▶ Exercise instructions:
Would you write out the listing verbatim and skip every picture in it?

────

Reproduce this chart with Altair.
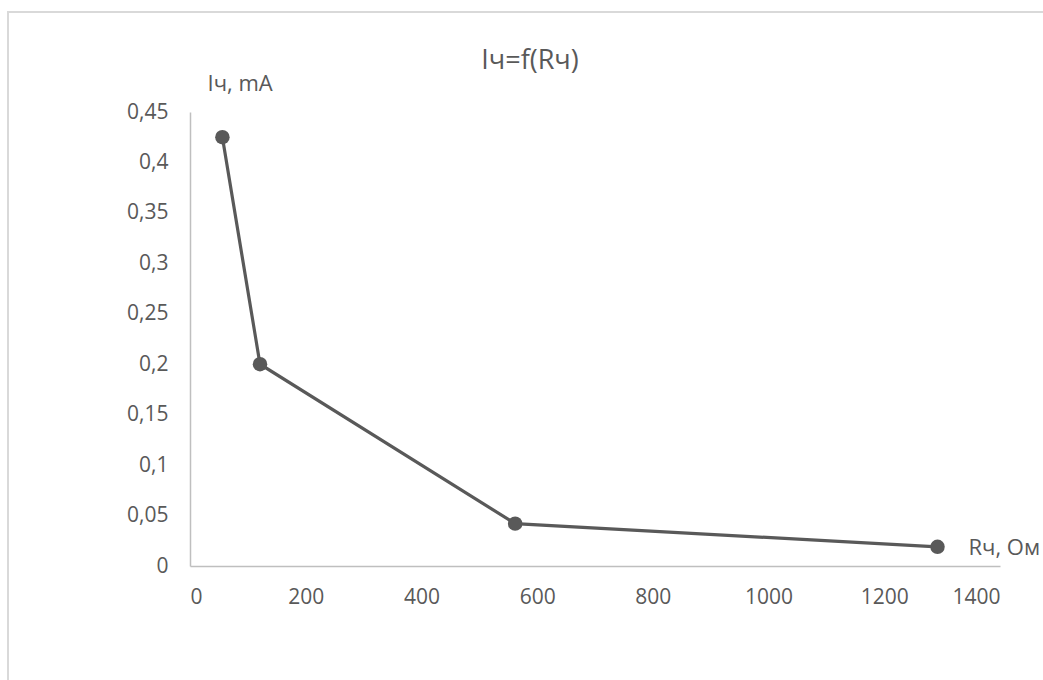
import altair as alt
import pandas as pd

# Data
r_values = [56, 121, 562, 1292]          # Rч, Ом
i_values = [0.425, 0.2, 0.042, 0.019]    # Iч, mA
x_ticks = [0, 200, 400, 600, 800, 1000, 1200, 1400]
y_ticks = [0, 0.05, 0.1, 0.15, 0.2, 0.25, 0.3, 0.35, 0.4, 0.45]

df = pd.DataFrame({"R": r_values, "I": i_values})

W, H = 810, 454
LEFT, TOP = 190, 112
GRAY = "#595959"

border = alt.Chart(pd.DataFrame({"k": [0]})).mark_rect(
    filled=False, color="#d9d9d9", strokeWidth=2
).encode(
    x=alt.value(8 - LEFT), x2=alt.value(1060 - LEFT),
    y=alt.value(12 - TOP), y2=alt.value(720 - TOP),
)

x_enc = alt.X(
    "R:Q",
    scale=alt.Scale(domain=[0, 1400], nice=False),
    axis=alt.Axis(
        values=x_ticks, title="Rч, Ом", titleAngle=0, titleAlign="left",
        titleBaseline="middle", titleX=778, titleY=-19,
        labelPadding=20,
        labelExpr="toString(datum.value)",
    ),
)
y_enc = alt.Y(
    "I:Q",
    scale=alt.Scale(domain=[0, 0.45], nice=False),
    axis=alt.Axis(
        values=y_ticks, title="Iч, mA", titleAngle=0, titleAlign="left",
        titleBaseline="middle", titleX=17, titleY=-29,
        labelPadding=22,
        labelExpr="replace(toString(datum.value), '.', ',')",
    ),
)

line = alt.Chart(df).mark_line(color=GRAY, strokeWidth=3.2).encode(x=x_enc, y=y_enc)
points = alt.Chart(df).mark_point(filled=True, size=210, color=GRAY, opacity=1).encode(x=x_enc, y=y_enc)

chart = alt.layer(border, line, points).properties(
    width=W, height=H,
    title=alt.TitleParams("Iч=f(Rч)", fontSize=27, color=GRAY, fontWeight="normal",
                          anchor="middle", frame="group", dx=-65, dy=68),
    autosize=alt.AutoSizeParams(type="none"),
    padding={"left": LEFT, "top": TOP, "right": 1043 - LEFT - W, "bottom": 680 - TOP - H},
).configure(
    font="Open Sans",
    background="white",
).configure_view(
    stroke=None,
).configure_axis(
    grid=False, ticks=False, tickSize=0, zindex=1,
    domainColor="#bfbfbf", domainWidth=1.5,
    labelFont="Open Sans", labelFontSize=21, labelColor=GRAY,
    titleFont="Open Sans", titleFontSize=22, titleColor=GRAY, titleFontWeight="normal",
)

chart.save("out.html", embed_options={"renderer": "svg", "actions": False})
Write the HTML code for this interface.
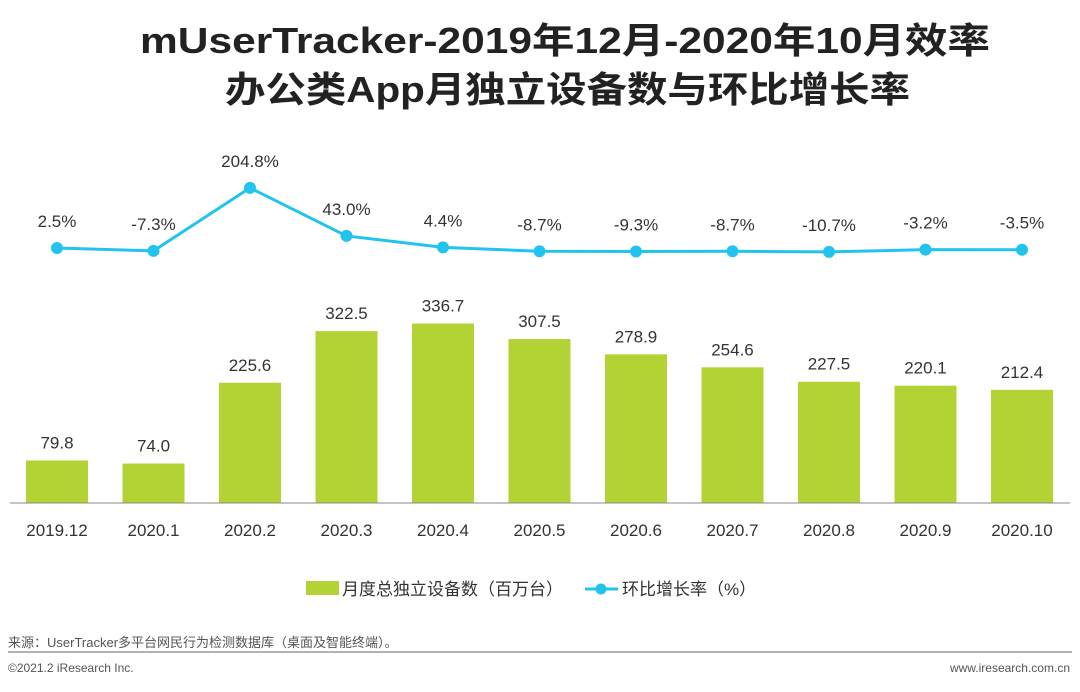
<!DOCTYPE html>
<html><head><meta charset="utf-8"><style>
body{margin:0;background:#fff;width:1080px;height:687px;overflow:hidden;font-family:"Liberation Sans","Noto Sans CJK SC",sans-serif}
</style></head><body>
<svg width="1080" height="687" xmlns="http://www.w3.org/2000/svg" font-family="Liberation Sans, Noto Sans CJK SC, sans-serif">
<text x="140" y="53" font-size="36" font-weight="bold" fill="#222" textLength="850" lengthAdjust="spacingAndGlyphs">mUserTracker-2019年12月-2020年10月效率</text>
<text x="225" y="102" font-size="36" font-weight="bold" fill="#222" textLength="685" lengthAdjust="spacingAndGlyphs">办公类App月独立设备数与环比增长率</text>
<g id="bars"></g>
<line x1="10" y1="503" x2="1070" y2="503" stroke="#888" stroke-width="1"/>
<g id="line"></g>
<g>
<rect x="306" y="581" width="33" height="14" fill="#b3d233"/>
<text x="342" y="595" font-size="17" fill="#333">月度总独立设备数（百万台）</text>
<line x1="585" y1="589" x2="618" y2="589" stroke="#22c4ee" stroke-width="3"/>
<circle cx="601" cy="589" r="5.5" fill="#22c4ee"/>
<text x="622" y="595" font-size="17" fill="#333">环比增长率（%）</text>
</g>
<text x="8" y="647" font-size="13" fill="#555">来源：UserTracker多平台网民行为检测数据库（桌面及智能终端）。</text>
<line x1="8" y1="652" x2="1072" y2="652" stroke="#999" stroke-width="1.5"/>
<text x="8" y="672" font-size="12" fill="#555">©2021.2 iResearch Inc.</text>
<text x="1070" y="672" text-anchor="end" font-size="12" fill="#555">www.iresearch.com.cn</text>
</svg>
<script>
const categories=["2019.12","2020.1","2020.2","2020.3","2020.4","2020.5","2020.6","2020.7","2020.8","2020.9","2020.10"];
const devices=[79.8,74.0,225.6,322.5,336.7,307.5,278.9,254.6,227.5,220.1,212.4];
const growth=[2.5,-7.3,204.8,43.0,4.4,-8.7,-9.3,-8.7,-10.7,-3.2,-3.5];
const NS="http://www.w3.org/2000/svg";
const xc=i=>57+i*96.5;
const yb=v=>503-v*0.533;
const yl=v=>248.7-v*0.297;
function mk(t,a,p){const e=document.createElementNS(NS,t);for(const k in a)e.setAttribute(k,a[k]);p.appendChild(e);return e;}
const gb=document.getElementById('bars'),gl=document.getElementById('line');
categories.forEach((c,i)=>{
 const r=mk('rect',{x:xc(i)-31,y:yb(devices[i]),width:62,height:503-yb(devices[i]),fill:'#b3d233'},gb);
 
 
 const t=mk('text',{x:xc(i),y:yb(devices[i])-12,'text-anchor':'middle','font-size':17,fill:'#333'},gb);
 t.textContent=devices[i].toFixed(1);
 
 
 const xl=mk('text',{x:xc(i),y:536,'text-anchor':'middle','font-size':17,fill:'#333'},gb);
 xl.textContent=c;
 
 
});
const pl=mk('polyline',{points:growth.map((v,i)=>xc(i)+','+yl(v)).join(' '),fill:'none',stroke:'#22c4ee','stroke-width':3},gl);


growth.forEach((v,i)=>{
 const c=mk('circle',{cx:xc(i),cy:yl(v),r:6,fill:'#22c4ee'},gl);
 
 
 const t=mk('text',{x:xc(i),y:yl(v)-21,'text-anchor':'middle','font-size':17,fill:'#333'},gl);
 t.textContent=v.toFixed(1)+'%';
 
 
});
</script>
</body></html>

────

▶ Written solution:
Reproduce this chart with Altair.
import altair as alt
import pandas as pd

# Data
r_values = [56, 121, 562, 1292]          # Rч, Ом
i_values = [0.425, 0.2, 0.042, 0.019]    # Iч, mA
x_ticks = [0, 200, 400, 600, 800, 1000, 1200, 1400]
y_ticks = [0, 0.05, 0.1, 0.15, 0.2, 0.25, 0.3, 0.35, 0.4, 0.45]

df = pd.DataFrame({"R": r_values, "I": i_values})

W, H = 810, 454
LEFT, TOP = 190, 112
GRAY = "#595959"

border = alt.Chart(pd.DataFrame({"k": [0]})).mark_rect(
    filled=False, color="#d9d9d9", strokeWidth=2
).encode(
    x=alt.value(8 - LEFT), x2=alt.value(1060 - LEFT),
    y=alt.value(12 - TOP), y2=alt.value(720 - TOP),
)

x_enc = alt.X(
    "R:Q",
    scale=alt.Scale(domain=[0, 1400], nice=False),
    axis=alt.Axis(
        values=x_ticks, title="Rч, Ом", titleAngle=0, titleAlign="left",
        titleBaseline="middle", titleX=778, titleY=-19,
        labelPadding=20,
        labelExpr="toString(datum.value)",
    ),
)
y_enc = alt.Y(
    "I:Q",
    scale=alt.Scale(domain=[0, 0.45], nice=False),
    axis=alt.Axis(
        values=y_ticks, title="Iч, mA", titleAngle=0, titleAlign="left",
        titleBaseline="middle", titleX=17, titleY=-29,
        labelPadding=22,
        labelExpr="replace(toString(datum.value), '.', ',')",
    ),
)

line = alt.Chart(df).mark_line(color=GRAY, strokeWidth=3.2).encode(x=x_enc, y=y_enc)
points = alt.Chart(df).mark_point(filled=True, size=210, color=GRAY, opacity=1).encode(x=x_enc, y=y_enc)

chart = alt.layer(border, line, points).properties(
    width=W, height=H,
    title=alt.TitleParams("Iч=f(Rч)", fontSize=27, color=GRAY, fontWeight="normal",
                          anchor="middle", frame="group", dx=-65, dy=68),
    autosize=alt.AutoSizeParams(type="none"),
    padding={"left": LEFT, "top": TOP, "right": 1043 - LEFT - W, "bottom": 680 - TOP - H},
).configure(
    font="Open Sans",
    background="white",
).configure_view(
    stroke=None,
).configure_axis(
    grid=False, ticks=False, tickSize=0, zindex=1,
    domainColor="#bfbfbf", domainWidth=1.5,
    labelFont="Open Sans", labelFontSize=21, labelColor=GRAY,
    titleFont="Open Sans", titleFontSize=22, titleColor=GRAY, titleFontWeight="normal",
)

chart.save("out.html", embed_options={"renderer": "svg", "actions": False})
Write the HTML code for this interface.
<!DOCTYPE html>
<html><head><meta charset="utf-8"><style>
body{margin:0;background:#fff;width:1080px;height:687px;overflow:hidden;font-family:"Liberation Sans","Noto Sans CJK SC",sans-serif}
</style></head><body>
<svg width="1080" height="687" xmlns="http://www.w3.org/2000/svg" font-family="Liberation Sans, Noto Sans CJK SC, sans-serif">
<text x="140" y="53" font-size="36" font-weight="bold" fill="#222" textLength="850" lengthAdjust="spacingAndGlyphs">mUserTracker-2019年12月-2020年10月效率</text>
<text x="225" y="102" font-size="36" font-weight="bold" fill="#222" textLength="685" lengthAdjust="spacingAndGlyphs">办公类App月独立设备数与环比增长率</text>
<g id="bars"></g>
<line x1="10" y1="503" x2="1070" y2="503" stroke="#888" stroke-width="1"/>
<g id="line"></g>
<g>
<rect x="306" y="581" width="33" height="14" fill="#b3d233"/>
<text x="342" y="595" font-size="17" fill="#333">月度总独立设备数（百万台）</text>
<line x1="585" y1="589" x2="618" y2="589" stroke="#22c4ee" stroke-width="3"/>
<circle cx="601" cy="589" r="5.5" fill="#22c4ee"/>
<text x="622" y="595" font-size="17" fill="#333">环比增长率（%）</text>
</g>
<text x="8" y="647" font-size="13" fill="#555">来源：UserTracker多平台网民行为检测数据库（桌面及智能终端）。</text>
<line x1="8" y1="652" x2="1072" y2="652" stroke="#999" stroke-width="1.5"/>
<text x="8" y="672" font-size="12" fill="#555">©2021.2 iResearch Inc.</text>
<text x="1070" y="672" text-anchor="end" font-size="12" fill="#555">www.iresearch.com.cn</text>
</svg>
<script>
const categories=["2019.12","2020.1","2020.2","2020.3","2020.4","2020.5","2020.6","2020.7","2020.8","2020.9","2020.10"];
const devices=[79.8,74.0,225.6,322.5,336.7,307.5,278.9,254.6,227.5,220.1,212.4];
const growth=[2.5,-7.3,204.8,43.0,4.4,-8.7,-9.3,-8.7,-10.7,-3.2,-3.5];
const NS="http://www.w3.org/2000/svg";
const xc=i=>57+i*96.5;
const yb=v=>503-v*0.533;
const yl=v=>248.7-v*0.297;
function mk(t,a,p){const e=document.createElementNS(NS,t);for(const k in a)e.setAttribute(k,a[k]);p.appendChild(e);return e;}
const gb=document.getElementById('bars'),gl=document.getElementById('line');
categories.forEach((c,i)=>{
 const r=mk('rect',{x:xc(i)-31,y:yb(devices[i]),width:62,height:503-yb(devices[i]),fill:'#b3d233'},gb);
 
 
 const t=mk('text',{x:xc(i),y:yb(devices[i])-12,'text-anchor':'middle','font-size':17,fill:'#333'},gb);
 t.textContent=devices[i].toFixed(1);
 
 
 const xl=mk('text',{x:xc(i),y:536,'text-anchor':'middle','font-size':17,fill:'#333'},gb);
 xl.textContent=c;
 
 
});
const pl=mk('polyline',{points:growth.map((v,i)=>xc(i)+','+yl(v)).join(' '),fill:'none',stroke:'#22c4ee','stroke-width':3},gl);


growth.forEach((v,i)=>{
 const c=mk('circle',{cx:xc(i),cy:yl(v),r:6,fill:'#22c4ee'},gl);
 
 
 const t=mk('text',{x:xc(i),y:yl(v)-21,'text-anchor':'middle','font-size':17,fill:'#333'},gl);
 t.textContent=v.toFixed(1)+'%';
 
 
});
</script>
</body></html>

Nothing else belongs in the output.